The “Rising Above the Gathering Storm” report, which Augustine helped develop, concluded that the only way to solve this problem is by promoting innovation. Innovation takes new knowledge from world-class research and brings it into products and services for leading-edge engineering. Then, those engineers turn those ideas into items in the marketplace through extraordinary entrepreneurship, he said.

The bottom line: The US must optimize its knowledge base, he said.

The Gathering Storm report didn’t focus on jobs, he noted, but data shows that science and engineering creates jobs for the other 95 percent of our citizens. Other nations, such as China, haven’t overlooked this proposition. While 18 of the top 25 universities are in the US, “the problem is that it has become ever more apparent that we are living off past investments,” he said.

Augustine decried the situation state-affiliated universities find themselves in today. As state tax revenues decline, our great public research institutions are threatened, in a way that once that seemed unimaginable, he said, adding, “Our great state universities are being privatized. State funding is lowest in a quarter of a century.”

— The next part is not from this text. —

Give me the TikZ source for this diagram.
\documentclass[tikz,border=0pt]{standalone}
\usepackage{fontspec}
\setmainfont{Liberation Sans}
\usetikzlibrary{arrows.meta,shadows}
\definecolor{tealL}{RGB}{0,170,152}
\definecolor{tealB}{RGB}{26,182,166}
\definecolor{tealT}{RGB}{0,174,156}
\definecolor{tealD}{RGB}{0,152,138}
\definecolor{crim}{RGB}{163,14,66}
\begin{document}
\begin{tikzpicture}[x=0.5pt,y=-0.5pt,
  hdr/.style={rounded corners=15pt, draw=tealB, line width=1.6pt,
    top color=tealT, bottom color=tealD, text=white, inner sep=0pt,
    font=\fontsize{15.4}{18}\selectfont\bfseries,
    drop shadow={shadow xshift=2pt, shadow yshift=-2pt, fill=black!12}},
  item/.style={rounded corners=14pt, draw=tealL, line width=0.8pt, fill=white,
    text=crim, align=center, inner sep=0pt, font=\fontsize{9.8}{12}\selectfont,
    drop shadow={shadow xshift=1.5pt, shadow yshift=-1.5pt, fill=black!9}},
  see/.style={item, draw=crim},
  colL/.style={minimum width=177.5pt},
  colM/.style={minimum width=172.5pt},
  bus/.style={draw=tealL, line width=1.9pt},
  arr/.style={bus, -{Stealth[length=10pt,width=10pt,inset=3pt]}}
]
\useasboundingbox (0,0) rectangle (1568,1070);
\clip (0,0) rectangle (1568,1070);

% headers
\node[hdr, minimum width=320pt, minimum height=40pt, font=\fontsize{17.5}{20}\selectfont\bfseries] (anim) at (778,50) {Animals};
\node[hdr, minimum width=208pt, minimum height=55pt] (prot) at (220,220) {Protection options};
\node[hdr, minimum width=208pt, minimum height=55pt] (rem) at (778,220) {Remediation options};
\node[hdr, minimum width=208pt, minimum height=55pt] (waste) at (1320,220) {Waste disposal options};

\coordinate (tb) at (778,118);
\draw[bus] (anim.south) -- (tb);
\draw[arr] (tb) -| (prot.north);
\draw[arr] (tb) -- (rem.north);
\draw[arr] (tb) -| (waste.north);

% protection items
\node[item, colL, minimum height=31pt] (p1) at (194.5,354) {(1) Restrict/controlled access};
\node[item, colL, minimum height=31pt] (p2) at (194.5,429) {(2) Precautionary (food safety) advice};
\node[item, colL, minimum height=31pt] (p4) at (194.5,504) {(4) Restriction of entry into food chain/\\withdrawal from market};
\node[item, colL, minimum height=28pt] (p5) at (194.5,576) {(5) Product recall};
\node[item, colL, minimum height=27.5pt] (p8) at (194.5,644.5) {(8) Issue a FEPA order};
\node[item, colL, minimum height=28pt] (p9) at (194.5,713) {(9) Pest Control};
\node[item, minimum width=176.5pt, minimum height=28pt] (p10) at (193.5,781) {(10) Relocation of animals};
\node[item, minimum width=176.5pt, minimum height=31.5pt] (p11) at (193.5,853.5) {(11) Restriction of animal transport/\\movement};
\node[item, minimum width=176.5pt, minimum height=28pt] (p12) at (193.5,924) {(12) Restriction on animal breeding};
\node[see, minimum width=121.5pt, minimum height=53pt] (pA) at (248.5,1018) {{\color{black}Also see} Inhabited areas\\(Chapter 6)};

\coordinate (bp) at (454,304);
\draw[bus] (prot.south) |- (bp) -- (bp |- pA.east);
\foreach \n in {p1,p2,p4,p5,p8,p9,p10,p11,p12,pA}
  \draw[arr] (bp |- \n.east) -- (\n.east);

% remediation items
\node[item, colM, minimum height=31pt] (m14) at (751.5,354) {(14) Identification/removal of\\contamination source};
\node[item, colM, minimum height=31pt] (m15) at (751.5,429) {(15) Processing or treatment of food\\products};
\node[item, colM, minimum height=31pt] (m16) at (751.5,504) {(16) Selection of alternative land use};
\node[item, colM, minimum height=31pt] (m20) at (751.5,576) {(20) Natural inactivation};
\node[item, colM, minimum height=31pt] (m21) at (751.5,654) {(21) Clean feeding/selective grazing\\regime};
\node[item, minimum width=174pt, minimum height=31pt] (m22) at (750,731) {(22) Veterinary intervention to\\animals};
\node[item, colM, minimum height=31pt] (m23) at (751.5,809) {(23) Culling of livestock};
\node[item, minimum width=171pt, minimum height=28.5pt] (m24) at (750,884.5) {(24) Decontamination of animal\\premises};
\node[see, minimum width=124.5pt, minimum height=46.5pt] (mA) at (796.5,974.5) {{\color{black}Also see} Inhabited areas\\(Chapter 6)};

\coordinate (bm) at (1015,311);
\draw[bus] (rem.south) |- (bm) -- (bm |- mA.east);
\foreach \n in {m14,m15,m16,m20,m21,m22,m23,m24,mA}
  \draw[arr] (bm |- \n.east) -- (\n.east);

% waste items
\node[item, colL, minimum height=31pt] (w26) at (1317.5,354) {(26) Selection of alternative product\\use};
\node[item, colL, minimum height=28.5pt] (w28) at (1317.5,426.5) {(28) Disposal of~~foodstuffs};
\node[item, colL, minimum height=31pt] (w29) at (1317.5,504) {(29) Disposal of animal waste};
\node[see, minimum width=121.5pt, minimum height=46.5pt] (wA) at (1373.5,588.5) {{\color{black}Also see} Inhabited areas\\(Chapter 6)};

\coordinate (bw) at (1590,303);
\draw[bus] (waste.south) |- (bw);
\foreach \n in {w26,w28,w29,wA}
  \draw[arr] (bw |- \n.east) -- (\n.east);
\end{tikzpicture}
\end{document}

“If a developed nation is going to create jobs for its citizens, it is clear that it is going to have to have a world-class educational system,” Augustine said. However, only 16% of baccalaureate degrees are awarded for science and engineering. “We used to be first at this,” he noted.

And the public school system is worse. While America has some truly outstanding public schools, teachers and students, we rank near the bottom of schools internationally, he pointed out, quoting a number of statistics to back up his assertion. And he said, spending has increased by 140% and staffing has also increased but scores remain unchanged.

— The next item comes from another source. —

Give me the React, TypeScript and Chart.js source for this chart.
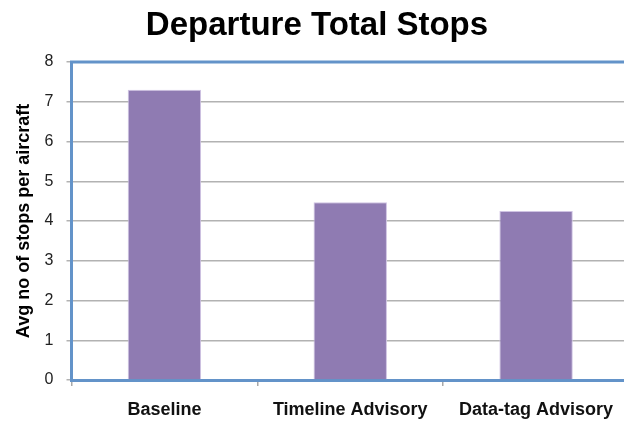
import React, { useEffect, useRef } from "react";
import { Chart, registerables } from "chart.js";

Chart.register(...registerables);

const categories = ["Baseline", "Timeline Advisory", "Data-tag Advisory"];
const avgStops = [7.3, 4.47, 4.25];
const yTicks = [0, 1, 2, 3, 4, 5, 6, 7, 8];

const FONT = "'Liberation Sans', Arial, sans-serif";
const BLUE = "#6393c9";

const topBorder = {
  id: "topBorder",
  afterDraw(chart: any) {
    const { ctx, chartArea } = chart;
    ctx.save();
    ctx.strokeStyle = BLUE;
    ctx.lineWidth = 3;
    ctx.beginPath();
    ctx.moveTo(chartArea.left - 1.5, chartArea.top);
    ctx.lineTo(chartArea.right + 2, chartArea.top);
    ctx.stroke();
    ctx.restore();
  },
};

export default function App() {
  const ref = useRef<HTMLCanvasElement>(null);
  useEffect(() => {
    if (!ref.current) return;
    const chart = new Chart(ref.current, {
      type: "bar",
      data: {
        labels: categories,
        datasets: [
          {
            data: avgStops,
            backgroundColor: "#8f7bb2",
            borderColor: "#cfc3e3",
            borderWidth: 1,
            barPercentage: 0.395,
            categoryPercentage: 1,
          },
        ],
      },
      plugins: [topBorder],
      options: {
        animation: false,
        responsive: true,
        maintainAspectRatio: false,
        layout: { padding: { left: 5, right: 0, top: 0, bottom: 0 } },
        plugins: {
          legend: { display: false },
          tooltip: { enabled: false },
          title: {
            display: true,
            text: "Departure Total Stops",
            color: "#000",
            font: { family: FONT, size: 33, weight: "bold" },
            padding: { top: 6, bottom: 16.4 },
          },
        },
        scales: {
          x: {
            grid: {
              display: true,
              drawOnChartArea: false,
              drawTicks: true,
              tickLength: 6,
              color: "#a8a8a8",
              lineWidth: 1.5,
            },
            border: { display: true, color: BLUE, width: 3 },
            ticks: {
              color: "#111",
              font: { family: FONT, size: 18, weight: "bold" },
              padding: 13,
            },
            afterFit(scale: any) {
              scale.height = 43;
            },
          },
          y: {
            min: 0,
            max: 8,
            afterBuildTicks(scale: any) {
              scale.ticks = yTicks.map((v) => ({ value: v }));
            },
            grid: {
              color: "#b2b2b2",
              lineWidth: 1.5,
              drawTicks: true,
              tickLength: 5,
            },
            border: { display: true, color: BLUE, width: 3 },
            ticks: {
              color: "#222",
              font: { family: FONT, size: 16 },
              padding: 13,
            },
            title: {
              display: true,
              text: "Avg no of stops per aircraft",
              color: "#000",
              font: { family: FONT, size: 18, weight: "bold" },
              padding: { top: 8.2, bottom: 0 },
            },
            afterFit(scale: any) {
              scale.width = 66.5;
            },
          },
        },
      },
    });
    return () => chart.destroy();
  }, []);
  return (
    <div
      style={{
        position: "fixed",
        left: 0,
        top: 0,
        width: 624,
        height: 423,
        overflow: "hidden",
        background: "#fff",
      }}
    >
      <div style={{ width: 629, height: 423, position: "relative" }}>
        <canvas ref={ref} />
      </div>
    </div>
  );
}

Yet, requirements for higher education graduates in the workforce continue to increase. The demand for people with a high school education is declining.

Shockingly, there is a strong case that the engineering infrastructure in the US would have collapsed if foreign individuals hadn’t come to the US to study and elected to stay here. That’s in spite of our immigration laws that make them go back home after they get their degrees.

One might argue that innovation should be paid for by the nation’s industrial complex, he said, but there isn’t much chance of that now. In one survey, he said, CFOs of computer companies have said that they’d be willing to forego research all together in order to reach next year’s profitability projections. “That’s not the formula for long term success,” he continued.

Market forces are causing US multinationals to create offshore jobs, shutting down more jobs within our country. Prosperous US companies have research labs, engineering facilities, customers and jobs off shore.

At last, in a bit of optimism, Augustine concluded that we can do something about this. He suggested that the audience look at and advocate for the 20 points presented in the Gathering Storm report.